Die Neutralität war einige Jahrzehnte – vor allem während der bipolaren ideologischen Konfrontation zwischen dem liberaldemokratischen Westen und dem kommunistischen Osten – eine geeignete Basis für die Wahrnehmung der Sicherheitsinteressen von Österreich. Allerdings ist es angesichts der oben beschriebenen Sicherheitsphänomene, die heute die Bedrohungslage in Mitteleuropa und weltweit beeinflussen, angebracht zu fragen, ob die Neutralität immer noch dem Zweck, die Sicherheit des Landes zu gewährleisten, angemessen ist. Wenn man sich die Mechanismen der Einflussnahme durch Grauzonen anschaut bzw. wenn man hybride Bedrohungen, die als Kombinationen von politischen und ökonomischen Instrumenten ausgeübt werden, in Betracht zieht, dann sieht man wohl schnell ein, dass die Neutralität systematisch zur Entstehung von Sicherheitslücken führen kann.
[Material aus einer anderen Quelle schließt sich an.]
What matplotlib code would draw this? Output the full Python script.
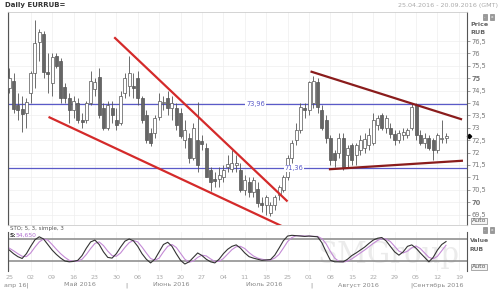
import numpy as np
import matplotlib.pyplot as plt
from matplotlib.ticker import FixedLocator

# daily EURRUB candles, 25.04.2016 .. mid Sep 2016
opens = [74.6, 74.9, 73.9, 73.75, 73.6, 74.4, 75.2, 76.45, 76.8, 75.25,
         74.8, 75.9, 75.7, 74.65, 74.2, 73.7, 74.0, 73.3, 73.3, 74.0,
         74.55, 75.05, 73.8, 73.0, 73.8, 73.3, 73.2, 74.4, 74.7, 74.7,
         75.0, 74.2, 73.5, 72.8, 72.8, 73.45, 74.0, 74.2, 73.8, 73.8,
         73.6, 72.5, 72.6, 71.8, 72.5, 72.45, 72.2, 71.3, 70.95, 70.95,
         71.0, 71.4, 71.35, 71.5, 71.3, 70.5, 70.8, 70.4, 70.55, 69.95,
         69.9, 69.55, 69.9, 70.3, 70.5, 71.0, 71.8, 72.5, 72.9, 73.8,
         73.7, 74.0, 74.85, 73.7, 73.3, 72.6, 72.0, 72.0, 72.6, 71.9,
         72.3, 71.9, 72.1, 72.2, 72.3, 72.4, 73.1, 73.5, 73.0, 73.0,
         72.75, 72.5, 72.7, 72.7, 73.0, 73.9, 72.7, 72.4, 72.6, 72.5,
         72.1, 72.55, 72.6]
highs = [75.4, 75.2, 74.4, 74.3, 74.2, 75.3, 77.35, 77.0, 76.9, 76.0,
         76.0, 76.0, 75.8, 74.8, 74.4, 74.3, 74.2, 73.6, 74.1, 75.3,
         75.0, 75.4, 74.0, 74.1, 74.1, 73.8, 74.5, 75.2, 75.9, 75.2,
         75.3, 74.3, 73.7, 73.0, 73.5, 74.4, 74.3, 74.5, 74.3, 74.0,
         73.8, 73.3, 72.8, 73.2, 74.05, 72.7, 72.4, 71.4, 71.2, 71.4,
         71.5, 71.9, 72.1, 71.9, 71.6, 71.1, 71.0, 71.0, 70.8, 70.2,
         70.3, 70.0, 70.3, 70.7, 71.1, 71.9, 72.5, 73.2, 74.0, 74.0,
         74.9, 75.1, 75.0, 73.9, 73.5, 72.7, 72.1, 72.8, 72.8, 72.3,
         72.4, 72.4, 72.7, 72.8, 73.0, 73.6, 73.5, 73.6, 73.5, 73.2,
         72.9, 72.9, 73.0, 73.0, 74.0, 74.0, 72.9, 72.8, 72.7, 72.6,
         72.8, 73.3, 72.8]
lows = [74.4, 73.6, 73.3, 72.85, 73.0, 74.0, 74.6, 75.7, 75.0, 74.4,
        74.3, 75.4, 74.0, 74.0, 73.2, 73.4, 73.2, 73.0, 73.2, 73.9,
        74.3, 73.4, 72.9, 72.9, 73.2, 72.9, 73.1, 74.2, 74.3, 74.2,
        73.9, 73.2, 72.4, 72.25, 72.6, 73.3, 73.7, 73.5, 73.3, 72.9,
        72.6, 72.2, 71.6, 71.7, 71.2, 72.1, 71.0, 70.45, 70.6, 70.6,
        70.8, 71.2, 71.2, 71.2, 70.4, 70.3, 70.2, 70.2, 69.8, 69.6,
        69.5, 69.45, 69.7, 70.1, 70.4, 70.9, 71.6, 72.3, 72.8, 73.4,
        73.5, 73.8, 73.6, 72.9, 72.4, 71.5, 71.4, 71.8, 71.3, 71.4,
        71.5, 71.5, 71.9, 72.0, 72.1, 72.3, 72.9, 72.9, 72.8, 72.6,
        72.3, 72.4, 72.5, 72.6, 72.9, 72.5, 72.3, 72.2, 72.1, 71.7,
        72.0, 72.4, 72.4]
closes = [75.0, 73.75, 73.7, 73.55, 74.05, 75.2, 76.4, 76.85, 75.25, 75.15,
          75.85, 75.5, 74.2, 74.2, 73.7, 74.1, 73.3, 73.25, 74.0, 74.9,
          74.85, 73.5, 73.0, 73.9, 73.5, 73.1, 74.3, 75.0, 75.2, 74.6,
          74.2, 73.3, 72.5, 72.4, 73.4, 74.1, 74.05, 73.8, 74.0, 73.1,
          72.65, 72.9, 71.8, 73.0, 71.5, 72.35, 71.0, 70.8, 70.85, 71.1,
          71.3, 71.55, 71.6, 71.6, 70.5, 70.9, 70.4, 70.9, 69.95, 69.9,
          70.2, 69.9, 70.2, 70.6, 71.0, 71.8, 72.4, 72.9, 73.85, 73.7,
          74.85, 74.9, 73.85, 73.0, 72.6, 71.7, 71.7, 72.6, 71.4, 72.2,
          71.7, 72.3, 72.5, 72.55, 72.7, 73.3, 73.4, 73.0, 73.4, 72.75,
          72.5, 72.8, 72.85, 72.9, 73.85, 72.7, 72.4, 72.6, 72.2, 72.1,
          72.7, 72.6, 72.65]

# stochastic %K and %D
stoch_k = [50, 40, 32, 27, 40, 60, 78, 86, 80, 65, 50, 38, 28, 20, 18, 19, 22, 35, 55, 72,
           77, 65, 45, 30, 28, 40, 58, 74, 80, 75, 60, 40, 25, 15, 25, 45, 65, 71, 60, 40,
           22, 12, 18, 30, 42, 35, 25, 18, 15, 25, 40, 52, 60, 64, 55, 42, 32, 28, 25, 22,
           23, 24, 36, 55, 75, 88, 90, 89, 88, 87, 88, 87, 86, 70, 45, 22, 18, 18, 18, 25,
           35, 42, 50, 58, 68, 77, 82, 84, 75, 60, 45, 36, 45, 60, 64, 55, 42, 30, 18, 30,
           50, 65, 73]
stoch_d = [55, 48, 40, 33, 32, 42, 58, 72, 80, 77, 65, 52, 40, 30, 22, 19, 20, 25, 38, 54,
           68, 72, 62, 47, 35, 33, 42, 57, 70, 76, 72, 58, 42, 27, 22, 28, 45, 60, 65, 57,
           41, 25, 17, 20, 30, 36, 34, 26, 19, 19, 27, 39, 51, 59, 60, 54, 43, 34, 28, 25,
           23, 23, 28, 38, 55, 73, 84, 89, 89, 88, 88, 87, 87, 81, 67, 46, 28, 19, 18, 20,
           26, 34, 42, 50, 59, 68, 76, 81, 80, 73, 60, 47, 42, 47, 56, 61, 54, 42, 30, 26,
           33, 48, 63]

levels = [73.96, 71.36]
level_labels = ["73,96", "71,36"]
level_label_x = [57.5, 66.5]

# trend lines: (index, price) pairs
wedge_upper = ([24.7, 64.8], [76.62, 70.06])
wedge_lower = ([9.4, 63.6], [73.42, 69.04])
tri_upper = ([70.6, 105.5], [75.26, 73.35])
tri_lower = ([74.9, 105.7], [71.33, 71.67])

week_labels = ["25", "02", "09", "16", "23", "30", "06", "13", "20", "27", "04",
               "11", "18", "25", "01", "08", "15", "22", "29", "05", "12", "19"]
months = ["апр 16|", "Май 2016", "Июнь 2016", "Июль 2016", "Август 2016", "Сентябрь 2016"]
month_x = [4, 64, 153, 246, 338, 413]
month_sep_x = [126, 311, 411]
price_ticks = [69.5, 70, 70.5, 71, 71.5, 72, 72.5, 73, 73.5, 74, 74.5, 75, 75.5, 76, 76.5]
last_price = 72.67

W, H = 500, 289
fig = plt.figure(figsize=(5, 2.89), dpi=100)
fig.patch.set_facecolor("white")

def px(x0, y0, x1, y1):
    return [x0 / W, 1 - y1 / H, (x1 - x0) / W, (y1 - y0) / H]

ax = fig.add_axes(px(8, 12, 467, 225))
ax2 = fig.add_axes(px(8, 232, 467, 271), sharex=ax)

n = len(closes)
idx = np.arange(n)
o = np.array(opens); c = np.array(closes)
up = c >= o
body_lo = np.minimum(o, c)
body_h = np.maximum(np.abs(c - o), 0.04)

ax.vlines(idx, lows, highs, color="#555555", lw=0.6, zorder=3)
ax.bar(idx[up], body_h[up], bottom=body_lo[up], width=0.7, color="white",
       edgecolor="#555555", linewidth=0.5, zorder=4)
ax.bar(idx[~up], body_h[~up], bottom=body_lo[~up], width=0.7, color="#666666",
       edgecolor="#555555", linewidth=0.5, zorder=4)

for lv, lab, lx in zip(levels, level_labels, level_label_x):
    ax.axhline(lv, color="#5a5ac8", lw=0.9, zorder=2)
    ax.text(lx, lv, lab, color="#5a5ac8", fontsize=4.8, ha="center", va="center",
            zorder=5, bbox=dict(facecolor="white", edgecolor="none", pad=0.6))

ax.plot(*wedge_upper, color="#d42a2a", lw=1.6, zorder=6)
ax.plot(*wedge_lower, color="#d42a2a", lw=1.6, zorder=6)
ax.plot(*tri_upper, color="#8a1c1c", lw=1.6, zorder=6)
ax.plot(*tri_lower, color="#8a1c1c", lw=1.6, zorder=6)

ax.set_xlim(-0.3, 106.9)
ax.set_ylim(69.08, 77.67)
ax.yaxis.tick_right()
ax.set_yticks(price_ticks)
ax.set_yticklabels([("%g" % p).replace(".", ",") for p in price_ticks])
for t, p in zip(ax.get_yticklabels(), price_ticks):
    if p in (70, 75):
        t.set_fontweight("bold")
ax.tick_params(axis="y", labelsize=4.8, colors="#777777", length=2, width=0.5, pad=1)
ax.tick_params(axis="x", bottom=False, labelbottom=False)
ax.xaxis.set_major_locator(FixedLocator(np.arange(0, 110, 5)))
ax.grid(True, color="#eeeeee", lw=0.5, zorder=0)
for s in ["left", "right"]:
    ax.spines[s].set_color("#555555")
    ax.spines[s].set_linewidth(0.8)
for s in ["top", "bottom"]:
    ax.spines[s].set_color("#cccccc")
    ax.spines[s].set_linewidth(0.6)
ax.plot([1.005], [last_price], marker="D", color="black", ms=2.2,
        transform=ax.get_yaxis_transform(), clip_on=False)

# stochastic panel
ax2.axhline(80, color="#888888", lw=1.1)
ax2.axhline(20, color="#888888", lw=1.1)
ax2.plot(idx, stoch_d, color="#c48ad6", lw=0.8)
ax2.plot(idx, stoch_k, color="#333333", lw=0.8)
ax2.set_ylim(-7, 99)
ax2.set_yticks([])
ax2.set_xticks(np.arange(0, 110, 5))
ax2.set_xticklabels(week_labels)
ax2.tick_params(axis="x", labelsize=4.6, colors="#aaaaaa", length=0, pad=3)
ax2.grid(True, axis="x", color="#eeeeee", lw=0.5)
ax2.spines["top"].set_visible(False)
ax2.spines["bottom"].set_visible(False)
for s in ["left", "right"]:
    ax2.spines[s].set_color("#555555")
    ax2.spines[s].set_linewidth(0.8)
ax2.text(0.83, 0.4, "SMGroup", transform=ax2.transAxes, fontsize=21, color="#ebebeb",
         ha="center", va="center", family="DejaVu Serif", zorder=0, clip_on=True)

# header texts
fig.text(5 / W, 1 - 5 / H, "Daily EURRUB=", fontsize=5, fontweight="bold", color="#333333",
         va="center")
fig.text(498 / W, 1 - 5 / H, "25.04.2016 - 20.09.2016 (GMT)", fontsize=4.6, color="#aaaaaa",
         va="center", ha="right")
fig.text(10 / W, 1 - 228.5 / H, "STO; 5, 3, simple, 3", fontsize=4, color="#555555", va="center")
fig.text(10 / W, 1 - 235.5 / H, "S:", fontsize=4.3, color="#333333", va="center", fontweight="bold")
fig.text(16 / W, 1 - 235.5 / H, "54,650", fontsize=4.3, color="#b070d0", va="center")

for lab, y in [("Price", 25), ("RUB", 33)]:
    fig.text(470 / W, 1 - y / H, lab, fontsize=4.6, fontweight="bold", color="#666666", va="center")
for lab, y in [("Value", 240.5), ("RUB", 249.5)]:
    fig.text(470 / W, 1 - y / H, lab, fontsize=4.4, fontweight="bold", color="#666666", va="center")
for y in [221, 267]:
    fig.text(472 / W, 1 - y / H, "Auto", fontsize=4.4, color="#555555", va="center",
             bbox=dict(facecolor="#f4f4f4", edgecolor="#888888", lw=0.5, pad=0.6))
for y in [17, 230]:
    for x in [485, 492]:
        fig.text(x / W, 1 - y / H, "x" if x == 492 else "-", fontsize=3.2, color="white",
                 ha="center", va="center",
                 bbox=dict(facecolor="#999999", edgecolor="#777777", lw=0.4, pad=0.5))

for lab, x in zip(months, month_x):
    fig.text(x / W, 1 - 285 / H, lab, fontsize=4.6, color="#888888", va="center")
for x in month_sep_x:
    fig.text(x / W, 1 - 285 / H, "|", fontsize=4.6, color="#888888", va="center", ha="center")

fig.savefig("out.png", dpi=100)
Das heißt etwa, dass die Pflege von Beziehungen zu russischen und chinesischen Investoren oder eben zu politischen und diplomatischen Kreisen dieser Mächte nicht unbedingt von Vorteil ist. Schweden und Finnland haben dies längst verstanden und werden durch den anstehenden Nato-Beitritt ihre Sicherheit erhöhen. Dies hat auch pragmatische Gründe – als ökonomische Standorte sind Finnland und Schweden viel sicherer, wenn sie Nato-Mitglieder sind.

Die Frontlinien in der heutigen Konfrontation zwischen liberalen Demokratien und Autokratien unterschiedlicher Art verlaufen nicht nur in den Schützengräben im Donbass, sondern auch innerhalb unserer Gesellschaften und Wirtschaften. Österreich ist in dieser Art Konfrontation in der Praxis längst nicht neutral, und daher ist es an der Zeit, auch von der formellen Neutralität Abschied zu nehmen.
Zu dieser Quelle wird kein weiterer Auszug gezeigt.